Quello che emerge dalle fonti è che la sua morte è diretta conseguenza delle aerumnae carceris, cioè tormenti e brutali condizioni di vita dei lager nazisti; delle percosse continue subite per la sua condotta religiosa e caritativa: conforto spirituale ai moribondi; preghiera in occasione del decesso dei prigionieri e aiuto ai più deboli; in definitiva del calcio letale al basso ventre infertogli il 31 dicembre 1944 dal Kapò, adirato sia per l’antecedente e quotidiano atteggiamento religioso e caritativo del Venerabile Olivelli, sia per il suo attuale gesto di amore verso un giovane ucraino brutalmente pestato, al quale fa da scudo con il suo corpo. Il calcio violento provoca emorragia interna e dissenteria inarrestabile che lo conducono alla fine in pochi giorni. Il 1° gennaio 1945 è trasferito nell’infermeria del campo dove muore alle prime ore del 17 gennaio.
La volontà di restare fedele a Dio fino alla fine come si è manifestata in Teresio?

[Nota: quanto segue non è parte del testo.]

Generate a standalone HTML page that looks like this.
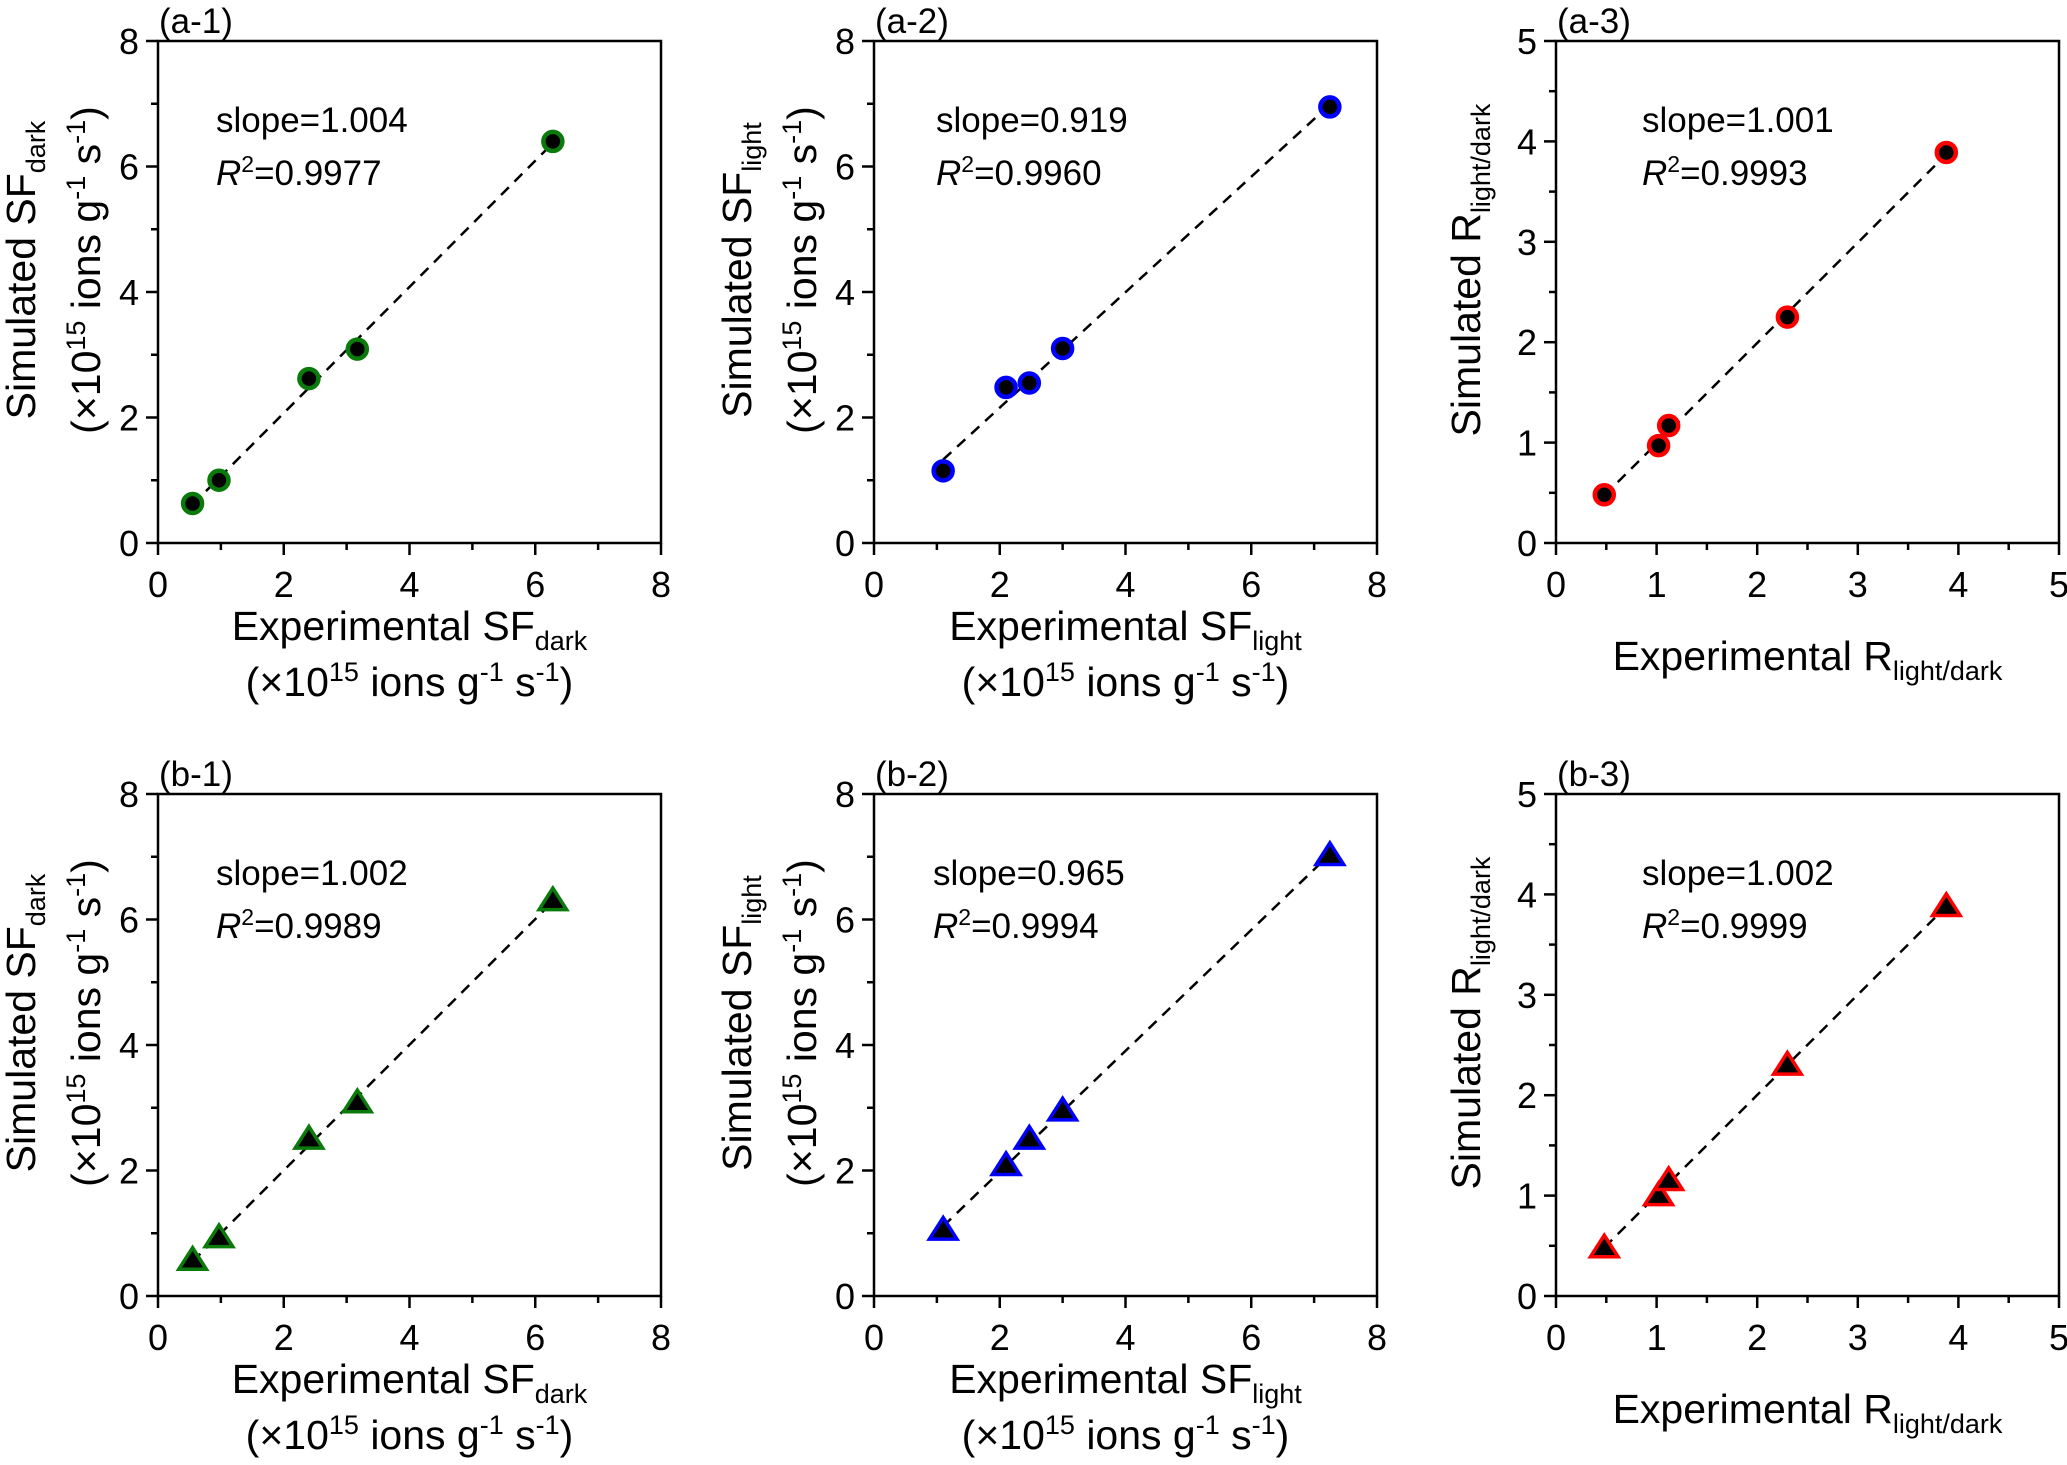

Le testimonianze e i documenti sono convergenti nell’affermare che è sempre disposto a dare la vita per fedeltà al Vangelo sia prima dell’arresto sia, soprattutto, nei lager. Qui affronta il martirio a motivo della sua fede, preparandosi a sacrificare la vita per testimoniare il proprio amore a Cristo e ai fratelli, sofferenti come lui, a cui dona assistenza spirituale e materiale, incurante delle punizioni. Dopo la quarantena a Flossenbürg sceglie liberamente di andare alle cave di Hersbruck, luogo di morte, piuttosto che alle fabbriche dove è più facile sopravvivere; e ciò per stare più vicino ai compagni destinati alla morte. I testimoni sono concordi nel dire che si sarebbe salvato se avesse svolto rigorosamente il suo ruolo di interprete, usufruendo delle situazioni di favore che gli spettava. Ma lui rifiuta ciò per fedeltà ai suoi ideali religiosi. È consapevole di rischiare la vita nel testimoniare il Vangelo con la preghiera e con le opere di misericordia, ma continua nella sua missione spirituale e di aiuto verso i prigionieri, fino all’ultimo quando riceve il colpo decisivo.